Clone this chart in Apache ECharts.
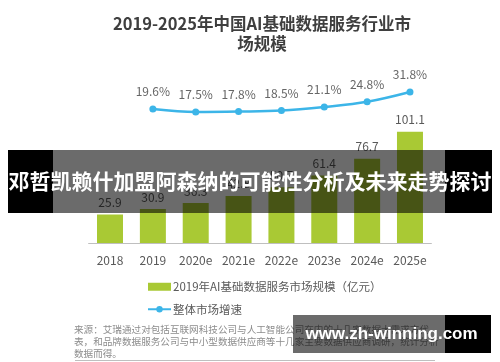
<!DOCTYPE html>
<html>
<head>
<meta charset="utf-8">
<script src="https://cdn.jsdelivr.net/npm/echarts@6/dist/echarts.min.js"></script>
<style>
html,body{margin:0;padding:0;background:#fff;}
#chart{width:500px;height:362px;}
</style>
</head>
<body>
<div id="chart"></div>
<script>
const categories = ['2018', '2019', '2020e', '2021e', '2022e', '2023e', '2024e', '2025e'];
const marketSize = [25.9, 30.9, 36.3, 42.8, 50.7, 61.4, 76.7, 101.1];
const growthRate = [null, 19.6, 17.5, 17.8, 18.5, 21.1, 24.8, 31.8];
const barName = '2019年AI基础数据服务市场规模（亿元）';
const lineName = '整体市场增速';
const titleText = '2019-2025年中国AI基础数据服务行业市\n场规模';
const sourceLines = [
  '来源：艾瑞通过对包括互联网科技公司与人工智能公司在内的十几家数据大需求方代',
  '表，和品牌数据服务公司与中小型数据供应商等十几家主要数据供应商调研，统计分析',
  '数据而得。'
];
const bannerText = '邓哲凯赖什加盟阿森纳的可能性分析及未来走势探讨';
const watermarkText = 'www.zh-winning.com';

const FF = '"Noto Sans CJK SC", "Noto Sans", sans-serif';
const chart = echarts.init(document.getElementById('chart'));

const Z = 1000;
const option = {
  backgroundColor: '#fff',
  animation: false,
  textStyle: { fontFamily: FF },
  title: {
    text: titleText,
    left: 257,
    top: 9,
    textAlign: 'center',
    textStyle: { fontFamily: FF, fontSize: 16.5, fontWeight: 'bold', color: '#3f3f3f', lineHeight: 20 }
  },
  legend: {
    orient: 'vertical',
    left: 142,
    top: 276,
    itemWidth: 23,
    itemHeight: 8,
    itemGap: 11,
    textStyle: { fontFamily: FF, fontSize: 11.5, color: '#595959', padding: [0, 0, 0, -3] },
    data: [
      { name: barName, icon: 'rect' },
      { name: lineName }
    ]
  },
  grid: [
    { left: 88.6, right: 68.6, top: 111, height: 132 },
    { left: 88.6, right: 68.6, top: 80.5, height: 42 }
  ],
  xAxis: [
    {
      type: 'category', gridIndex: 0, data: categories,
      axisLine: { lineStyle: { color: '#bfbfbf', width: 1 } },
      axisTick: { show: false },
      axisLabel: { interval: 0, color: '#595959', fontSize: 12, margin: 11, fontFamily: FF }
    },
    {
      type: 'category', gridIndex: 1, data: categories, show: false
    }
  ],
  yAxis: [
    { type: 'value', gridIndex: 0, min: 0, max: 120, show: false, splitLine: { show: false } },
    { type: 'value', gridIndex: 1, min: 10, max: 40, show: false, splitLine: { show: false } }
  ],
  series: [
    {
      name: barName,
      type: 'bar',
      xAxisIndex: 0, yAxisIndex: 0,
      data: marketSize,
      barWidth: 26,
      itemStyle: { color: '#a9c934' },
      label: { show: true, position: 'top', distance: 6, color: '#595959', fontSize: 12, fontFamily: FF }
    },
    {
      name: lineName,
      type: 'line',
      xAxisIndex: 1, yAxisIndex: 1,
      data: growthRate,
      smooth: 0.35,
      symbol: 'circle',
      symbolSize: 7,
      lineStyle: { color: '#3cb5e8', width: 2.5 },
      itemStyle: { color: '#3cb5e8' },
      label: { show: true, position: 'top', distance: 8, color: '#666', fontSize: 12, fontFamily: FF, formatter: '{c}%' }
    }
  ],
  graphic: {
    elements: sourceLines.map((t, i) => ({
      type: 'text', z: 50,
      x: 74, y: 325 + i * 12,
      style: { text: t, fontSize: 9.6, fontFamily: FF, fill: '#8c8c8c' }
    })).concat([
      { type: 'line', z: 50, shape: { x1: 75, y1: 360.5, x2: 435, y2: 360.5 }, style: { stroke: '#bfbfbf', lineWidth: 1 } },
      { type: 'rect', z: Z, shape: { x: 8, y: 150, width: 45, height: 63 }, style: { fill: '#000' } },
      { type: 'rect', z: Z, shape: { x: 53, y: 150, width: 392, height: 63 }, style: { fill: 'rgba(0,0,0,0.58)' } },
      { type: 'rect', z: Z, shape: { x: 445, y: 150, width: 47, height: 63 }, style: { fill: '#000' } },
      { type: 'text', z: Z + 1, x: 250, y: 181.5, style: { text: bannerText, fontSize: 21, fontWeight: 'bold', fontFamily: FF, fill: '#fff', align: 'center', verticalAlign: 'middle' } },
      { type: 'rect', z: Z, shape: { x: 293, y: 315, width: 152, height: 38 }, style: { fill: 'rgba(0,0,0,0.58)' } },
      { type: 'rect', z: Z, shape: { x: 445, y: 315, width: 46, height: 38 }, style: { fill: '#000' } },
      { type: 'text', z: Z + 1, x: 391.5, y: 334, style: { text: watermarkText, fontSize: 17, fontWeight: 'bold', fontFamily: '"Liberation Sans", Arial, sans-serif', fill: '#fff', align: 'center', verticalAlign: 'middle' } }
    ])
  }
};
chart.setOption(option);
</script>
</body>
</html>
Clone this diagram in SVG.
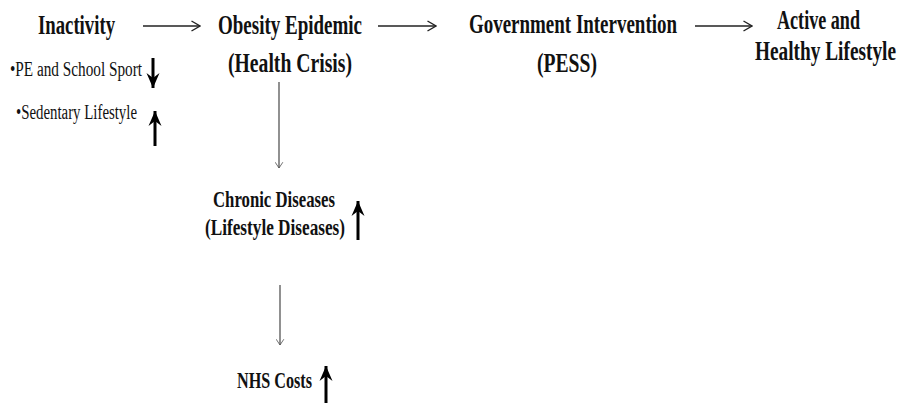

........

From the listing, extract all text exactly as given and drop any picture.

_RESPONSE TO THIS EXERCISE:_
Clone this chart in Apache ECharts.
<!DOCTYPE html>
<html>
<head>
<meta charset="utf-8">
<script src="https://cdn.jsdelivr.net/npm/echarts@6/dist/echarts.min.js"></script>
<style>
html,body{margin:0;padding:0;background:#fff;}
#chart{width:500px;height:362px;}
</style>
</head>
<body>
<div id="chart"></div>
<script>
const categories = ['2018', '2019', '2020e', '2021e', '2022e', '2023e', '2024e', '2025e'];
const marketSize = [25.9, 30.9, 36.3, 42.8, 50.7, 61.4, 76.7, 101.1];
const growthRate = [null, 19.6, 17.5, 17.8, 18.5, 21.1, 24.8, 31.8];
const barName = '2019年AI基础数据服务市场规模（亿元）';
const lineName = '整体市场增速';
const titleText = '2019-2025年中国AI基础数据服务行业市\n场规模';
const sourceLines = [
  '来源：艾瑞通过对包括互联网科技公司与人工智能公司在内的十几家数据大需求方代',
  '表，和品牌数据服务公司与中小型数据供应商等十几家主要数据供应商调研，统计分析',
  '数据而得。'
];
const bannerText = '邓哲凯赖什加盟阿森纳的可能性分析及未来走势探讨';
const watermarkText = 'www.zh-winning.com';

const FF = '"Noto Sans CJK SC", "Noto Sans", sans-serif';
const chart = echarts.init(document.getElementById('chart'));

const Z = 1000;
const option = {
  backgroundColor: '#fff',
  animation: false,
  textStyle: { fontFamily: FF },
  title: {
    text: titleText,
    left: 257,
    top: 9,
    textAlign: 'center',
    textStyle: { fontFamily: FF, fontSize: 16.5, fontWeight: 'bold', color: '#3f3f3f', lineHeight: 20 }
  },
  legend: {
    orient: 'vertical',
    left: 142,
    top: 276,
    itemWidth: 23,
    itemHeight: 8,
    itemGap: 11,
    textStyle: { fontFamily: FF, fontSize: 11.5, color: '#595959', padding: [0, 0, 0, -3] },
    data: [
      { name: barName, icon: 'rect' },
      { name: lineName }
    ]
  },
  grid: [
    { left: 88.6, right: 68.6, top: 111, height: 132 },
    { left: 88.6, right: 68.6, top: 80.5, height: 42 }
  ],
  xAxis: [
    {
      type: 'category', gridIndex: 0, data: categories,
      axisLine: { lineStyle: { color: '#bfbfbf', width: 1 } },
      axisTick: { show: false },
      axisLabel: { interval: 0, color: '#595959', fontSize: 12, margin: 11, fontFamily: FF }
    },
    {
      type: 'category', gridIndex: 1, data: categories, show: false
    }
  ],
  yAxis: [
    { type: 'value', gridIndex: 0, min: 0, max: 120, show: false, splitLine: { show: false } },
    { type: 'value', gridIndex: 1, min: 10, max: 40, show: false, splitLine: { show: false } }
  ],
  series: [
    {
      name: barName,
      type: 'bar',
      xAxisIndex: 0, yAxisIndex: 0,
      data: marketSize,
      barWidth: 26,
      itemStyle: { color: '#a9c934' },
      label: { show: true, position: 'top', distance: 6, color: '#595959', fontSize: 12, fontFamily: FF }
    },
    {
      name: lineName,
      type: 'line',
      xAxisIndex: 1, yAxisIndex: 1,
      data: growthRate,
      smooth: 0.35,
      symbol: 'circle',
      symbolSize: 7,
      lineStyle: { color: '#3cb5e8', width: 2.5 },
      itemStyle: { color: '#3cb5e8' },
      label: { show: true, position: 'top', distance: 8, color: '#666', fontSize: 12, fontFamily: FF, formatter: '{c}%' }
    }
  ],
  graphic: {
    elements: sourceLines.map((t, i) => ({
      type: 'text', z: 50,
      x: 74, y: 325 + i * 12,
      style: { text: t, fontSize: 9.6, fontFamily: FF, fill: '#8c8c8c' }
    })).concat([
      { type: 'line', z: 50, shape: { x1: 75, y1: 360.5, x2: 435, y2: 360.5 }, style: { stroke: '#bfbfbf', lineWidth: 1 } },
      { type: 'rect', z: Z, shape: { x: 8, y: 150, width: 45, height: 63 }, style: { fill: '#000' } },
      { type: 'rect', z: Z, shape: { x: 53, y: 150, width: 392, height: 63 }, style: { fill: 'rgba(0,0,0,0.58)' } },
      { type: 'rect', z: Z, shape: { x: 445, y: 150, width: 47, height: 63 }, style: { fill: '#000' } },
      { type: 'text', z: Z + 1, x: 250, y: 181.5, style: { text: bannerText, fontSize: 21, fontWeight: 'bold', fontFamily: FF, fill: '#fff', align: 'center', verticalAlign: 'middle' } },
      { type: 'rect', z: Z, shape: { x: 293, y: 315, width: 152, height: 38 }, style: { fill: 'rgba(0,0,0,0.58)' } },
      { type: 'rect', z: Z, shape: { x: 445, y: 315, width: 46, height: 38 }, style: { fill: '#000' } },
      { type: 'text', z: Z + 1, x: 391.5, y: 334, style: { text: watermarkText, fontSize: 17, fontWeight: 'bold', fontFamily: '"Liberation Sans", Arial, sans-serif', fill: '#fff', align: 'center', verticalAlign: 'middle' } }
    ])
  }
};
chart.setOption(option);
</script>
</body>
</html>
Clone this diagram in SVG.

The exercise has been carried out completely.